Auto-enrolment has been rolling out for a couple of years now, first with large private sector employers, then public sector, and SMEs are in the implementation process now. So far, opt-out rates have been very low, and the government now only expects 15% of employees to opt out, rather than its initially predicted 30%.
This is very good news. The uncomfortable truth surrounding all pension reform – including unsavoury public sector pension reform – is that everyone needs to pay longer, for less in order to pay for retirement. If we’re going to navigate our way through this mess everyone needs to contribute.
However, we’re still in the early stages, and contribution rates are still low – 1% from the employee, matched by the employer. For some people that’s on top of their salaries, great, for others, that’s up to 2% more taken out of their pay packet. Not so great. That’s easy enough to swallow when it’s just 2%, but by the time it gets up to 8% – or higher; many experts recommend contribution rates of around 15% – opt-out rates are bound to rise.
That’s not something we as a nation can afford. The question hanging over auto-enrolment from the beginning has been whether it should be compulsory. There’s certainly a strong case for mandatory workplace pensions.
If people can’t pay for their own retirement – and the evidence is that most people don’t save enough by themselves – then they end up relying on others to pay for them. And that means the taxpayer. And when the tax base is smaller than its dependants (as is set to happen with an ageing population) that’s a recipe for disaster. You can’t turn to a pauper for help.
Although the libertarian lobby will rail against anything mandated by government, when some organisations estimate we’ll need a £400,000 pension pot for a ‘basic standard of living’ and the average British pension pot, when left to our own devices, is only around £40,000, we clearly need more than a nudge. The argument to leave us alone only works if we follow it through to being allowed to die alone in our freezing flat at the age of 79. Which is something the British welfare state will not allow.
But libertarians do have a point. Individual liberty should be primary in a liberal democracy. Mandatory pensions makes sense because failure to save enough for your own retirement harms other people (violating the principle of liberty) but there are situations where it would be appropriate to opt out.
For example, high earners or those with substantial capital could find themselves violating the £1.5 million lifetime allowance through participation in an auto-enrolment scheme they neither want nor need. And financially savvy workers, of all income levels, may wish to build up their pension in another way, or through a different scheme to that their employer subscribes to.
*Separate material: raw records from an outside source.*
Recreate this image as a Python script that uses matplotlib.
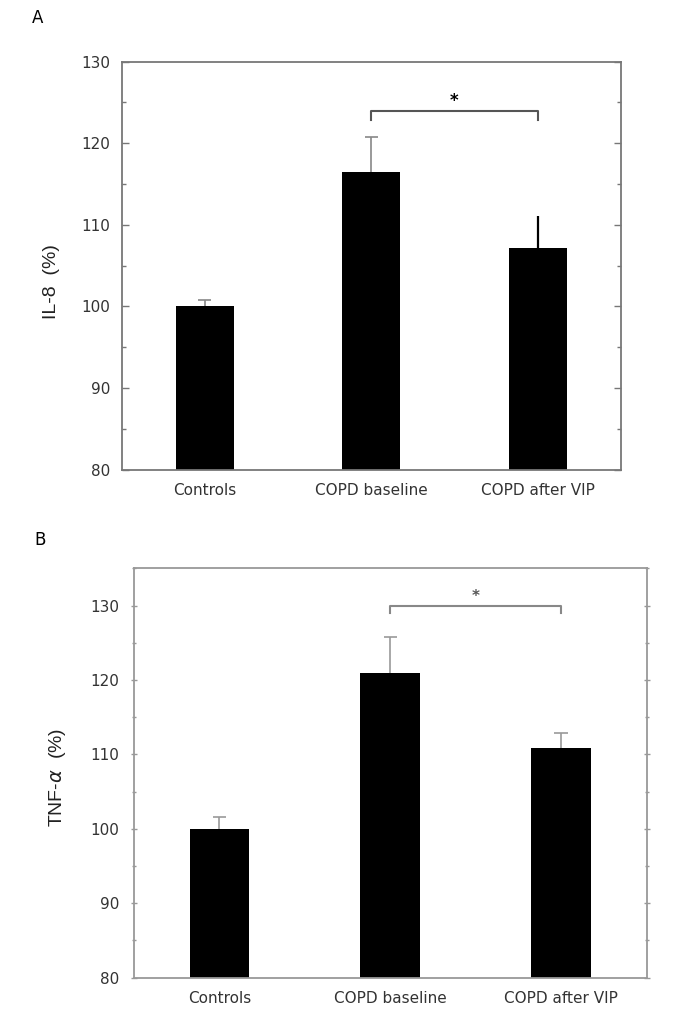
import matplotlib
matplotlib.use("Agg")
import matplotlib.pyplot as plt
from matplotlib.ticker import MultipleLocator

categories = ["Controls", "COPD baseline", "COPD after VIP"]
il8_values = [100.0, 116.4, 107.1]
il8_err = [0.8, 4.3, 4.0]
tnf_values = [100.0, 120.9, 110.9]
tnf_err = [1.6, 4.8, 1.9]
y_ticks = [80, 90, 100, 110, 120, 130]

W, H = 674, 1022
fig = plt.figure(figsize=(W / 100, H / 100), dpi=100)

def ax_from_px(left, right, top, bottom):
    return fig.add_axes([left / W, 1 - bottom / H, (right - left) / W, (bottom - top) / H])

axA = ax_from_px(121.5, 621, 61.5, 469.5)
axB = ax_from_px(134, 646.7, 568.3, 977.5)

x = list(range(len(categories)))

def style(ax, spine_col, tickdir):
    for s in ax.spines.values():
        s.set_color(spine_col)
        s.set_linewidth(1.3)
    ax.set_xlim(-0.5, 2.5)
    ax.set_xticks(x)
    ax.set_xticklabels(categories, fontsize=11, color="#333333", family="DejaVu Sans")
    ax.tick_params(axis="x", length=0, pad=10)
    ax.set_yticks(y_ticks)
    ax.yaxis.set_minor_locator(MultipleLocator(5))
    ax.tick_params(axis="y", which="major", direction=tickdir, length=5, width=1,
                   color=spine_col, left=True, right=True, labelsize=11,
                   labelcolor="#333333", pad=8)
    ax.tick_params(axis="y", which="minor", direction=tickdir, length=3, width=1,
                   color=spine_col, left=True, right=True)
    for lab in ax.get_yticklabels():
        lab.set_family("DejaVu Sans")

def up_err(ax, xs, vals, errs, color, lw, cap):
    for xi, v, e in zip(xs, vals, errs):
        ax.vlines(xi, v, v + e, color=color, lw=lw, zorder=1)
        if cap > 0:
            ax.hlines(v + e, xi - cap, xi + cap, color=color, lw=lw, zorder=1)

# Panel A
axA.bar(x, il8_values, width=0.35, color="black", zorder=2)
axA.set_ylim(80, 130)
up_err(axA, x[:2], il8_values[:2], il8_err[:2], "#888888", 1.2, 0.04)
up_err(axA, x[2:], il8_values[2:], il8_err[2:], "black", 1.6, 0)
style(axA, "#777777", "in")
axA.set_ylabel("IL-8  (%)", fontsize=14, family="Liberation Sans", color="#222222")
axA.yaxis.set_label_coords(-0.123, 0.46)
axA.plot([1, 1, 2, 2], [122.8, 123.9, 123.9, 122.8], color="#555555", lw=1.5)
axA.text(1.5, 124.1, "*", ha="center", va="bottom", fontsize=12, fontweight="bold")

# Panel B
axB.bar(x, tnf_values, width=0.35, color="black", zorder=2)
axB.set_ylim(80, 135)
up_err(axB, x, tnf_values, tnf_err, "#999999", 1.2, 0.04)
style(axB, "#999999", "inout")
axB.set_ylabel(r"TNF-$\alpha$  (%)", fontsize=14, family="Liberation Sans", color="#222222")
axB.yaxis.set_label_coords(-0.129, 0.49)
axB.plot([1, 1, 2, 2], [129.0, 129.9, 129.9, 129.0], color="#888888", lw=1.5)
axB.text(1.5, 130.2, "*", ha="center", va="bottom", fontsize=11, fontweight="bold", color="#555555")

fig.text(38 / W, 1 - 18 / H, "A", fontsize=12, ha="center", va="center", family="DejaVu Sans")
fig.text(40 / W, 1 - 540 / H, "B", fontsize=12, ha="center", va="center", family="DejaVu Sans")

fig.savefig("out.png", dpi=100)
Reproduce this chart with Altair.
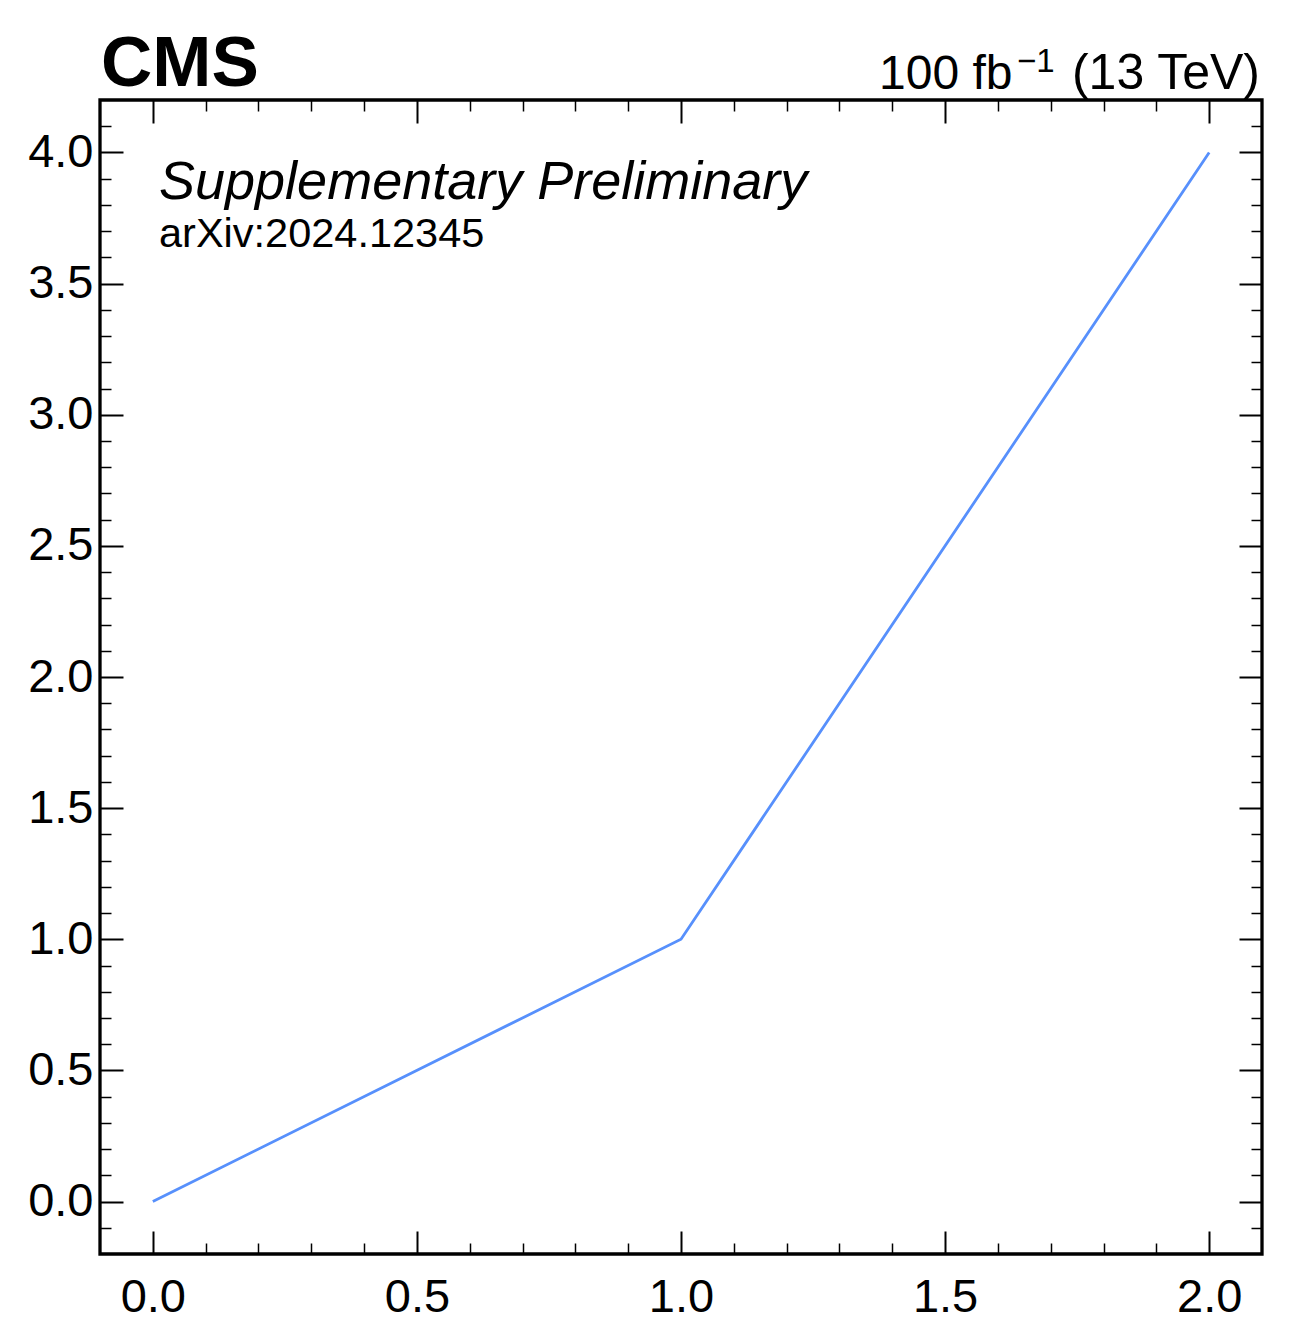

If that’s what they intend to do, they would be permitted to do so.
So what’s the solution? If opt-out rates do rise to unsustainable levels, particularly in time for the pension review set for 2017, and compulsory pensions take on the air of necessity, then we need ensure the scheme answers the arguments against.
Opting out should still be permissible, but to do so must be a means tested, active process. You are only allowed to opt out if you can demonstrate alternative means. Much as the old rules for annuitisation used to be before Osborne’s liberalisation of the process. This would cover people who wish to pursue retirement savings in a different way, and those on higher incomes seeking to avoid tipping over the lifetime allowance.
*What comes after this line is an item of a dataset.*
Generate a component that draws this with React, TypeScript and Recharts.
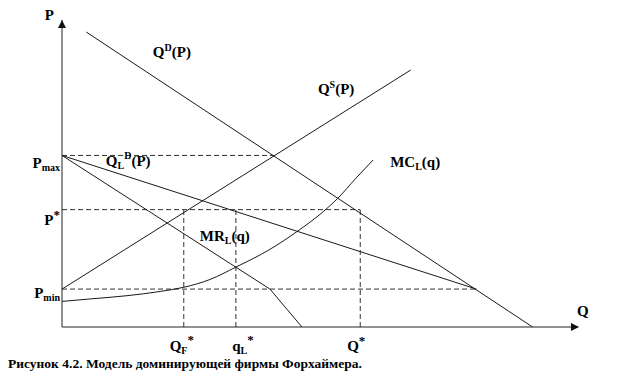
import { ComposedChart, Line, XAxis, YAxis, ReferenceLine, ReferenceDot } from "recharts";

// price levels and quantities (chart units: Q 0..100, P 0..102)
const P_MAX = 57;
const P_STAR = 39;
const P_MIN = 12.6;
const Q_F = 23.6;
const Q_L = 33.7;
const Q_STAR = 57.8;
const Q_CROSS = 41.1; // supply meets market demand at P_max
const Q_KINK = 80.3; // leader's demand joins market demand at P_min

const yTicks = [P_MIN, P_STAR, P_MAX];
const xTicks = [Q_F, Q_L, Q_STAR];

const marketDemand = [
  { q: 4.7, p: 98 },
  { q: 91.2, p: 0 },
];
const fringeSupply = [
  { q: 0, p: 12.6 },
  { q: 67.6, p: 85.4 },
];
const leaderDemand = [
  { q: 0, p: 57 },
  { q: 80.3, p: 12.6 },
];
const leaderMR = [
  { q: 0, p: 57 },
  { q: 40.3, p: 12.6 },
  { q: 46.5, p: 0 },
];
const leaderMC = [
  { q: 0, p: 8.5 },
  { q: 6, p: 9.4 },
  { q: 12.6, p: 10.4 },
  { q: 19, p: 11.8 },
  { q: 23.6, p: 13.2 },
  { q: 28.7, p: 15.8 },
  { q: 33.7, p: 19.9 },
  { q: 40, p: 25.5 },
  { q: 45.7, p: 31.9 },
  { q: 50.4, p: 38 },
  { q: 53.3, p: 42.5 },
  { q: 57, p: 49.5 },
  { q: 60.3, p: 55.5 },
];

const FAMILY = "Liberation Serif";
const font = { fontFamily: FAMILY, fontWeight: 700, fill: "#000" };
const LINE = "#1a1a1a";
const DASH = "#333";

type LabProps = { main: string; sub?: string; sup?: string; tail?: string };

function labelSpans({ main, sub, sup, tail }: LabProps) {
  const supSize = sup === "*" ? 13 : 10;
  const out: any[] = [<tspan key="m">{main}</tspan>];
  if (sub) out.push(<tspan key="s" fontSize={10} dy={3}>{sub}</tspan>);
  if (sup) out.push(<tspan key="u" fontSize={supSize} dy={sub ? -10 : -6}>{sup}</tspan>);
  if (tail) out.push(<tspan key="t" dy={sup ? (sub ? 7 : 6) : sub ? -3 : 0}>{tail}</tspan>);
  return out;
}

const yLabels: Record<number, LabProps & { dy: number }> = {
  [P_MAX]: { main: "P", sub: "max", dy: 13 },
  [P_STAR]: { main: "P", sup: "*", dy: 15 },
  [P_MIN]: { main: "P", sub: "min", dy: 9 },
};
const xLabels: Record<number, LabProps & { dx: number }> = {
  [Q_F]: { main: "Q", sub: "F", sup: "*", dx: -2 },
  [Q_L]: { main: "q", sub: "L", sup: "*", dx: 7 },
  [Q_STAR]: { main: "Q", sup: "*", dx: -4 },
};

function YTick(props: any) {
  const { x, y, payload } = props;
  const l = yLabels[payload.value];
  if (!l) return null;
  return (
    <text x={x - 2} y={y + l.dy} textAnchor="end" fontSize={15} style={font}>
      {labelSpans(l)}
    </text>
  );
}

function XTick(props: any) {
  const { x, y, payload } = props;
  const l = xLabels[payload.value];
  if (!l) return null;
  return (
    <text x={x + l.dx} y={y + 24} textAnchor="middle" fontSize={15} style={font}>
      {labelSpans(l)}
    </text>
  );
}

function textDot(lab: LabProps, dx = 0, dy = 0) {
  return (p: any) => (
    <text x={p.cx + dx} y={p.cy + dy} fontSize={15} style={font}>
      {labelSpans(lab)}
    </text>
  );
}

export default function App() {
  return (
    <div style={{ position: "absolute", left: 0, top: 0, width: 640, height: 380, background: "#fff" }}>
      <ComposedChart width={640} height={380} data={marketDemand} margin={{ top: 20, right: 62, left: 0, bottom: 0 }}>
        <XAxis
          type="number"
          dataKey="q"
          domain={[0, 100]}
          ticks={xTicks}
          interval={0}
          height={53}
          tickSize={0}
          tickMargin={0}
          tickLine={false}
          axisLine={{ stroke: "#222", strokeWidth: 1 }}
          tick={<XTick />}
        />
        <YAxis
          type="number"
          dataKey="p"
          domain={[0, 102]}
          ticks={yTicks}
          interval={0}
          width={62}
          tickSize={0}
          tickMargin={0}
          tickLine={false}
          axisLine={{ stroke: "#222", strokeWidth: 1 }}
          tick={<YTick />}
        />

        {/* dashed guide lines */}
        <ReferenceLine segment={[{ x: 0, y: P_MAX }, { x: Q_CROSS, y: P_MAX }]} stroke={DASH} strokeDasharray="5 3" />
        <ReferenceLine segment={[{ x: 0, y: P_STAR }, { x: Q_STAR, y: P_STAR }]} stroke={DASH} strokeDasharray="5 3" />
        <ReferenceLine segment={[{ x: 0, y: P_MIN }, { x: Q_KINK, y: P_MIN }]} stroke={DASH} strokeDasharray="5 3" />
        <ReferenceLine segment={[{ x: Q_F, y: 0 }, { x: Q_F, y: P_STAR }]} stroke={DASH} strokeDasharray="5 3" />
        <ReferenceLine segment={[{ x: Q_L, y: 0 }, { x: Q_L, y: P_STAR }]} stroke={DASH} strokeDasharray="5 3" />
        <ReferenceLine segment={[{ x: Q_STAR, y: 0 }, { x: Q_STAR, y: P_STAR }]} stroke={DASH} strokeDasharray="5 3" />

        <Line data={marketDemand} dataKey="p" type="linear" stroke={LINE} strokeWidth={1} dot={false} isAnimationActive={false} />
        <Line data={fringeSupply} dataKey="p" type="linear" stroke={LINE} strokeWidth={1} dot={false} isAnimationActive={false} />
        <Line data={leaderDemand} dataKey="p" type="linear" stroke={LINE} strokeWidth={1} dot={false} isAnimationActive={false} />
        <Line data={leaderMR} dataKey="p" type="linear" stroke={LINE} strokeWidth={1} dot={false} isAnimationActive={false} />
        <Line data={leaderMC} dataKey="p" type="monotone" stroke={LINE} strokeWidth={1} dot={false} isAnimationActive={false} />

        {/* axis arrows and names */}
        <ReferenceDot
          x={0}
          y={102}
          ifOverflow="visible"
          shape={(p: any) => (
            <g>
              <polygon points={`${p.cx},${p.cy} ${p.cx - 4},${p.cy + 8} ${p.cx + 4},${p.cy + 8}`} fill="#111" />
              <text x={p.cx - 8} y={p.cy} textAnchor="end" fontSize={15} style={font}>P</text>
            </g>
          )}
        />
        <ReferenceDot
          x={100}
          y={0}
          ifOverflow="visible"
          shape={(p: any) => (
            <g>
              <polygon points={`${p.cx + 1},${p.cy} ${p.cx - 7},${p.cy - 4} ${p.cx - 7},${p.cy + 4}`} fill="#111" />
              <text x={p.cx - 1} y={p.cy - 11} fontSize={15} style={font}>Q</text>
            </g>
          )}
        />

        {/* curve labels */}
        <ReferenceDot x={17.6} y={89.7} ifOverflow="visible" shape={textDot({ main: "Q", sup: "D", tail: "(P)" })} />
        <ReferenceDot x={49.6} y={77.4} ifOverflow="visible" shape={textDot({ main: "Q", sup: "S", tail: "(P)" })} />
        <ReferenceDot x={8.5} y={53.5} ifOverflow="visible" shape={textDot({ main: "Q", sub: "L", sup: "D", tail: "(P)" })} />
        <ReferenceDot x={63.6} y={53.2} ifOverflow="visible" shape={textDot({ main: "MC", sub: "L", tail: "(q)" })} />
        <ReferenceDot x={26.7} y={28.6} ifOverflow="visible" shape={textDot({ main: "MR", sub: "L", tail: "(q)" })} />
      </ComposedChart>
      <div
        style={{
          position: "absolute",
          left: 8,
          top: 357,
          fontFamily: FAMILY,
          fontWeight: 700,
          fontSize: 13.5,
          lineHeight: "14px",
          whiteSpace: "nowrap",
          color: "#000",
        }}
      >
        Рисунок 4.2. Модель доминирующей фирмы Форхаймера.
      </div>
    </div>
  );
}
Workplace pension schemes should be excellent value for money, so that financially savvy workers don’t even want to opt out. This should be requirement anyway, but doubly so if compulsory. If I’m forced into doing something, it’d better be unequivocally good for me. This means ensuring annual management fees are reasonable, and returns are consistent with alternative schemes.
The latter point cannot be guaranteed, though steps can be taken to support it. The former may mean instituting Dutch style collective pensions and using bulk bargaining power, along with economy of scale, to drive fees down. Approached correctly, workplace pensions could be the most value for money pensions on the market.
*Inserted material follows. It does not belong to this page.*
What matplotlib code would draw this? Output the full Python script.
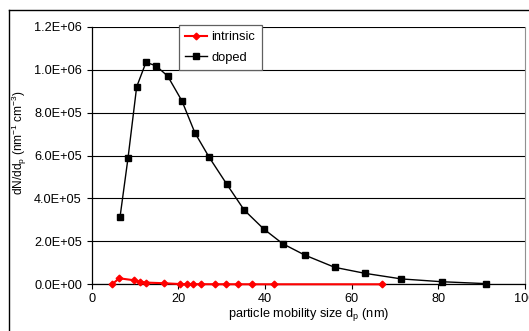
import matplotlib
matplotlib.use("Agg")
import matplotlib.pyplot as plt
from matplotlib.lines import Line2D
from matplotlib.ticker import FuncFormatter

plt.rcParams['font.family'] = ['Liberation Sans', 'DejaVu Sans']

# data
intrinsic_x = [4.7, 6.4, 9.7, 11.2, 12.6, 16.7, 20.5, 21.9, 23.4, 25.3, 28.5, 31.0, 33.8, 36.9, 42.1, 67.1]
intrinsic_y = [0.0, 2.8e4, 1.9e4, 1.2e4, 0.8e4, 0.5e4, 0.1e4, 0.1e4, 0.05e4, 0.05e4, 0.03e4, 0.02e4, 0.01e4, 0.01e4, 0.0, 0.0]
doped_x = [6.55, 8.4, 10.4, 12.55, 14.85, 17.55, 20.85, 23.85, 27.15, 31.2, 35.2, 39.7, 44.1, 49.2, 56.1, 63.1, 71.5, 80.8, 91.1]
doped_y = [3.12e5, 5.88e5, 9.2e5, 10.34e5, 10.18e5, 9.70e5, 8.54e5, 7.05e5, 5.91e5, 4.66e5, 3.46e5, 2.58e5, 1.89e5, 1.36e5, 0.79e5, 0.51e5, 0.25e5, 0.12e5, 0.03e5]
x_ticks = [0, 20, 40, 60, 80, 100]
y_ticks = [0, 2e5, 4e5, 6e5, 8e5, 1.0e6, 1.2e6]

W, H = 529, 331
fig = plt.figure(figsize=(W / 100, H / 100), dpi=100)
ax = fig.add_axes([91.6 / W, 1 - 284.3 / H, (525 - 91.6) / W, (284.3 - 26.7) / H])

# outer chart frame (extends beyond the right/bottom edges)
fig.add_artist(Line2D([8.5 / W, 8.5 / W], [-0.1, 1 - 10 / H], color='black', lw=1.0, transform=fig.transFigure))
fig.add_artist(Line2D([8.5 / W, 1.1], [1 - 10 / H, 1 - 10 / H], color='black', lw=1.0, transform=fig.transFigure))

ax.set_xlim(0, 100)
ax.set_ylim(0, 1.2e6)
ax.set_xticks(x_ticks)
ax.set_yticks(y_ticks)
ax.yaxis.set_major_formatter(FuncFormatter(lambda v, p: '%.1E' % v))
ax.grid(axis='y', color='black', lw=0.8)
ax.set_axisbelow(True)

ax.plot(doped_x, doped_y, color='black', lw=1.0, marker='s', markersize=4.5, label='doped', zorder=3,
        clip_on=False)
ax.plot(intrinsic_x, intrinsic_y, color='red', lw=1.5, marker='D', markersize=3.4, label='intrinsic', zorder=4,
        clip_on=False)

ax.spines['right'].set_color('#909090')
ax.spines['right'].set_linewidth(0.8)
ax.spines['top'].set_visible(False)
for s in ['left', 'bottom']:
    ax.spines[s].set_color('black')
    ax.spines[s].set_linewidth(0.9)
    ax.spines[s].set_zorder(2.5)

ax.tick_params(axis='both', direction='out', length=3.5, width=0.8, labelsize=9.2, colors='black', pad=2.5)
ax.tick_params(axis='y', pad=3.5)

ax.set_xlabel('particle mobility size d$_\\mathregular{p}$ (nm)', fontsize=9.2, labelpad=1)
ax.set_ylabel('dN/dd$_\\mathregular{p}$ (nm$^\\mathregular{-1}$ cm$^\\mathregular{-3}$)', fontsize=8.6)
ax.yaxis.set_label_coords((29 - 91.6) / 433.4, (284.3 - 143) / 257.6)

handles, labels = ax.get_legend_handles_labels()
leg = ax.legend(handles[::-1], labels[::-1], loc='upper left', bbox_to_anchor=(0.2017, 1.0066),
                fontsize=9.3, frameon=True, fancybox=False, framealpha=1, edgecolor='#606060',
                handlelength=1.7, handletextpad=0.3, borderpad=0.5, labelspacing=0.62, borderaxespad=0)
leg.get_frame().set_linewidth(0.9)
leg.set_zorder(5)

fig.savefig('out.png', dpi=100)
If the opt-out rates stay as positive as they are now, then mandatory pensions may never come up. But if participation drops significantly, there is a strong case for compulsory enrolment done right. On pure economics, compulsory pensions makes most sense, and auto-enrolment is, as an OECD review into the Irish pension system put it “second best”. You have to make it politically palatable.
Not to sound paranoid, but starting with auto-enrolment at a low contribution rate seems a good place to start.